Are we allowed to do the following, which seems to be the required solution, instead? This does not seem very rigorous, and I have a feeling there are obvious counterexamples. Of course, we can use $\varepsilon-\delta$ to check our answer, but I would like to know if and how this can be generalised for any function $f: \mathbb R \to \mathbb R$.
- Solution 2: Observe
$$0 = \lim_{x \to -1} x+1$$
Then
$$4 = \lim_{x \to -1} \frac{f(x)+2 - \frac{x}{x-1}}{x+1}$$
$$\implies 0 = 0 \cdot 4 = (\lim_{x \to -1} x+1) \cdot 4 = \lim_{x \to -1} \frac{f(x)+2 - \frac{x}{x-1}}{x+1} \lim_{x \to -1} x+1$$
$$ = \lim_{x \to -1} \frac{f(x)+2 - \frac{x}{x-1}}{x+1} x+1 = \lim_{x \to -1} (f(x)+2 - \frac{x}{x-1})$$
$$ = \lim_{x \to -1} f(x) + \lim_{x \to -1} 2 - \lim_{x \to -1} \frac{x}{x-1} = \lim_{x \to -1} f(x)+2 - \frac12 = \lim_{x \to -1} f(x)+ \frac32$$
$$\implies - \frac32 = \lim_{x \to -1} f(x) \tag{2}$$
I suspect the preceding solution is not rigorous, and this is a case where we have only a guess and must check our answer by proving $(1)$, by computation since $\varepsilon-\delta$ is actually not yet allowed, assuming $(2)$, so if one does then preceding solution, then one must follow up with a computation. I'm not quite sure what the problem is, but it might be that we don't know $\lim_{x \to -1} f(x)$ exists in the first place.
Is the fact that the domain and range are both $\mathbb R$ relevant? I think of a counterexample like $f: \{7,8,10\} \to \{1,2\}$ or $f: C \to \mathbb Q^c$ where $C$ is the Cantor set.

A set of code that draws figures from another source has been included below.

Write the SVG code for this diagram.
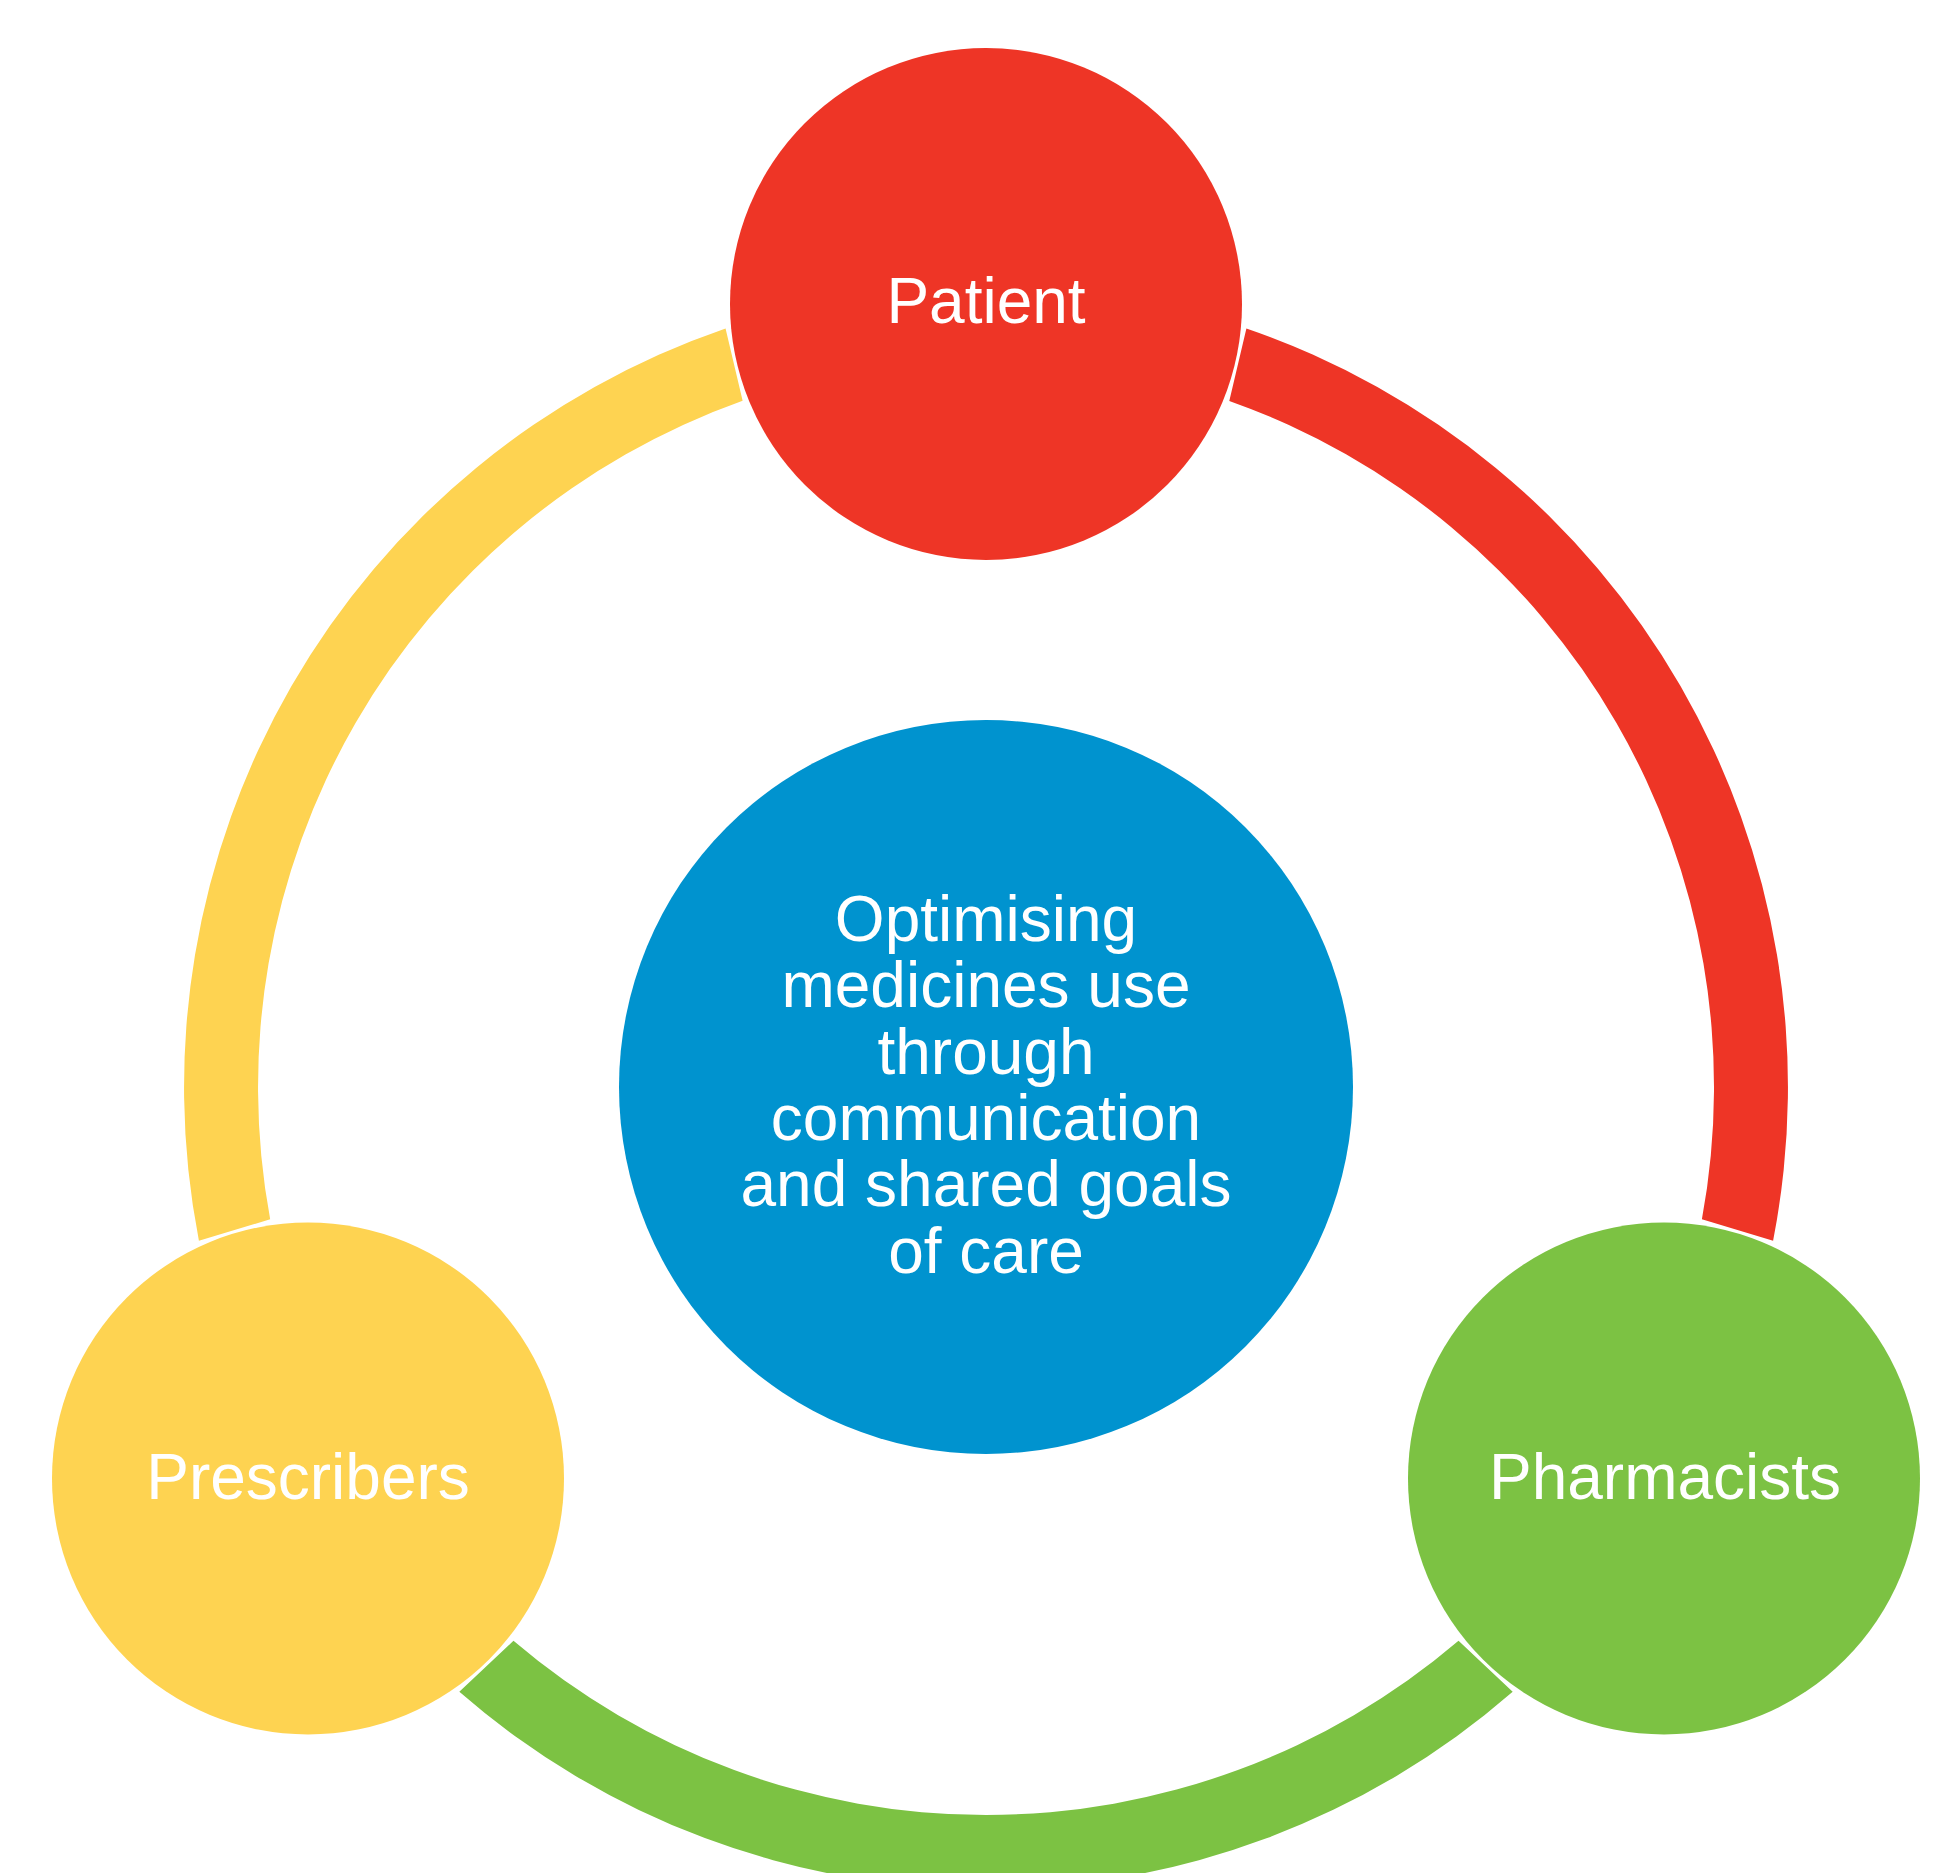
<svg xmlns="http://www.w3.org/2000/svg" xmlns:xlink="http://www.w3.org/1999/xlink" width="1955" height="1873" viewBox="0 0 1955 1873">
  <style>
    .label { font-family: "Liberation Sans", Arial, sans-serif; font-size: 64px; fill: #FFFFFF; text-anchor: middle; }
  </style>
  <defs>
    <!-- Ring segment between two outer nodes, centred at -30deg around the hub (986,1087) -->
    <path id="segment" d="M1246.4,328.5 A802,802 0 0 1 1773.1,1240.7 L1701.9,1219.3 A728,728 0 0 0 1229.3,400.9 Z"/>
  </defs>
  <rect width="1955" height="1873" fill="#FFFFFF"/>

  <g id="connectors">
    <use xlink:href="#segment" href="#segment" fill="#EE3526"/>
    <use xlink:href="#segment" href="#segment" fill="#7CC243" transform="rotate(120 986 1087)"/>
    <use xlink:href="#segment" href="#segment" fill="#FED351" transform="rotate(240 986 1087)"/>
  </g>

  <g id="patient">
    <circle cx="986" cy="304" r="256" fill="#EE3526"/>
    <text class="label" x="986" y="323">Patient</text>
  </g>

  <g id="prescribers">
    <circle cx="308" cy="1478.5" r="256" fill="#FED351"/>
    <text class="label" x="308" y="1499">Prescribers</text>
  </g>

  <g id="pharmacists">
    <circle cx="1664" cy="1478.5" r="256" fill="#7CC243"/>
    <text class="label" x="1665" y="1499">Pharmacists</text>
  </g>

  <g id="goal">
    <circle cx="986" cy="1087" r="367" fill="#0093CF"/>
    <text class="label" x="986" y="941">Optimising</text>
    <text class="label" x="986" y="1007.3">medicines use</text>
    <text class="label" x="986" y="1073.6">through</text>
    <text class="label" x="986" y="1139.9">communication</text>
    <text class="label" x="986" y="1206.2">and shared goals</text>
    <text class="label" x="986" y="1272.5">of care</text>
  </g>
</svg>
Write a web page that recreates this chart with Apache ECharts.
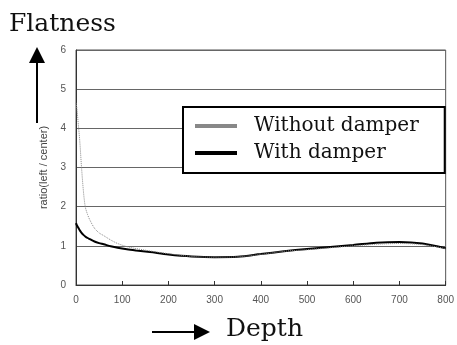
<!DOCTYPE html>
<html>
<head>
<meta charset="utf-8">
<script src="https://cdn.jsdelivr.net/npm/echarts@6/dist/echarts.min.js"></script>
<style>
  html, body { margin: 0; padding: 0; background: #fff; }
  #chart-container { width: 457px; height: 345px; }
</style>
</head>
<body>
<div id="chart-container"></div>
<script>
var dom = document.getElementById("chart-container");
var myChart = echarts.init(dom, null, { renderer: "canvas" });

const depth = [0, 2, 5, 8, 12, 16, 20, 25, 30, 40, 50, 60, 75, 90, 110, 130, 160, 200, 250, 300, 350, 400, 450, 500, 550, 600, 650, 700, 750, 800];
const withoutDamper = [4.65, 4.5, 4.1, 3.7, 3.0, 2.4, 2.0, 1.8, 1.66, 1.45, 1.33, 1.26, 1.15, 1.06, 0.98, 0.93, 0.87, 0.8, 0.73, 0.71, 0.72, 0.78, 0.86, 0.9, 0.95, 1.0, 1.04, 1.06, 1.03, 0.93];
const withDamper = [1.58, 1.52, 1.46, 1.4, 1.33, 1.28, 1.24, 1.2, 1.17, 1.11, 1.07, 1.04, 0.99, 0.95, 0.91, 0.88, 0.84, 0.78, 0.73, 0.71, 0.72, 0.79, 0.86, 0.92, 0.97, 1.02, 1.08, 1.1, 1.06, 0.94];
const seriesNames = ["Without damper", "With damper"];

const pairs = (ys) => depth.map((x, i) => [x, ys[i]]);

var option = {
  animation: false,
  title: {
    text: "Flatness",
    left: 4,
    top: 7,
    textStyle: { fontFamily: "DejaVu Serif", fontSize: 25, fontWeight: "normal", color: "#111" },
  },
  legend: {
    orient: "vertical",
    left: 183,
    top: 107,
    padding: [9, 26, 10, 12],
    itemGap: 7,
    itemWidth: 42,
    itemHeight: 4,
    icon: "rect",
    backgroundColor: "#fff",
    borderColor: "#000",
    borderWidth: 2,
    borderRadius: 0,
    textStyle: { fontFamily: "DejaVu Serif", fontSize: 20, color: "#111", padding: [0, 0, 0, 12] },
    data: [
      { name: seriesNames[0], itemStyle: { color: "#888" } },
      { name: seriesNames[1], itemStyle: { color: "#000" } },
    ],
  },
  grid: {
    left: 76,
    right: 6,
    top: 50,
    bottom: 60,
    show: true,
    borderColor: "#555",
    borderWidth: 1,
  },
  xAxis: {
    type: "value",
    min: 0,
    max: 800,
    interval: 100,
    axisLine: { lineStyle: { color: "#333" } },
    axisTick: { inside: true, length: 4, lineStyle: { color: "#333" } },
    splitLine: { show: false },
    axisLabel: { fontFamily: "Liberation Sans", fontSize: 10, color: "#555", margin: 10 },
  },
  yAxis: {
    type: "value",
    min: 0,
    max: 6,
    interval: 1,
    name: "ratio(left / center)",
    nameLocation: "middle",
    nameGap: 16,
    nameTextStyle: { fontFamily: "Liberation Sans", fontSize: 11, color: "#444" },
    axisLine: { show: true, lineStyle: { color: "#333" } },
    axisTick: { show: false },
    splitLine: { lineStyle: { color: "#666", width: 1 } },
    axisLabel: { fontFamily: "Liberation Sans", fontSize: 10, color: "#555", margin: 10 },
  },
  graphic: [
    // vertical arrow
    { type: "line", shape: { x1: 37, y1: 123, x2: 37, y2: 60 }, style: { stroke: "#000", lineWidth: 2 } },
    { type: "polygon", shape: { points: [[29, 63], [45, 63], [37, 47]] }, style: { fill: "#000" } },
    // horizontal arrow
    { type: "line", shape: { x1: 152, y1: 332, x2: 196, y2: 332 }, style: { stroke: "#000", lineWidth: 2 } },
    { type: "polygon", shape: { points: [[194, 324], [194, 340], [210, 332]] }, style: { fill: "#000" } },
    {
      type: "text",
      left: 226,
      top: 317,
      style: { text: "Depth", fontFamily: "DejaVu Serif", fontSize: 25, fill: "#111" },
    },
  ],
  series: [
    {
      name: seriesNames[0],
      type: "line",
      smooth: 0.3,
      showSymbol: false,
      data: pairs(withoutDamper),
      lineStyle: { color: "#888", width: 1, type: "dotted" },
      itemStyle: { color: "#888" },
      z: 3,
    },
    {
      name: seriesNames[1],
      type: "line",
      smooth: 0.3,
      showSymbol: false,
      data: pairs(withDamper),
      lineStyle: { color: "#000", width: 2 },
      itemStyle: { color: "#000" },
      z: 2,
    },
  ],
};

myChart.setOption(option);
window.addEventListener("resize", myChart.resize);
</script>
</body>
</html>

If $l:=\lim_{x\to a}g(x),\,m:=\lim_{x\to a}h(x)$ exist and aren't $\pm\infty$, you can indeed write $lm:=\lim_{x\to a}g(x)h(x)$. In the case $l=0$ note that, when $x$ is close enough to $a$ to constrain $h$ to some interval around $m$, this upper-bounds $|h|$ (say with $|h|\ge U,\,U<\infty$) so $|g|\le\frac{\epsilon}{U}\to|g|\le\epsilon$. Note that as long as the domain and range are such that $|g|,\,|h|$ can be bounded and one is arbitrarily small in the limit, we're fine.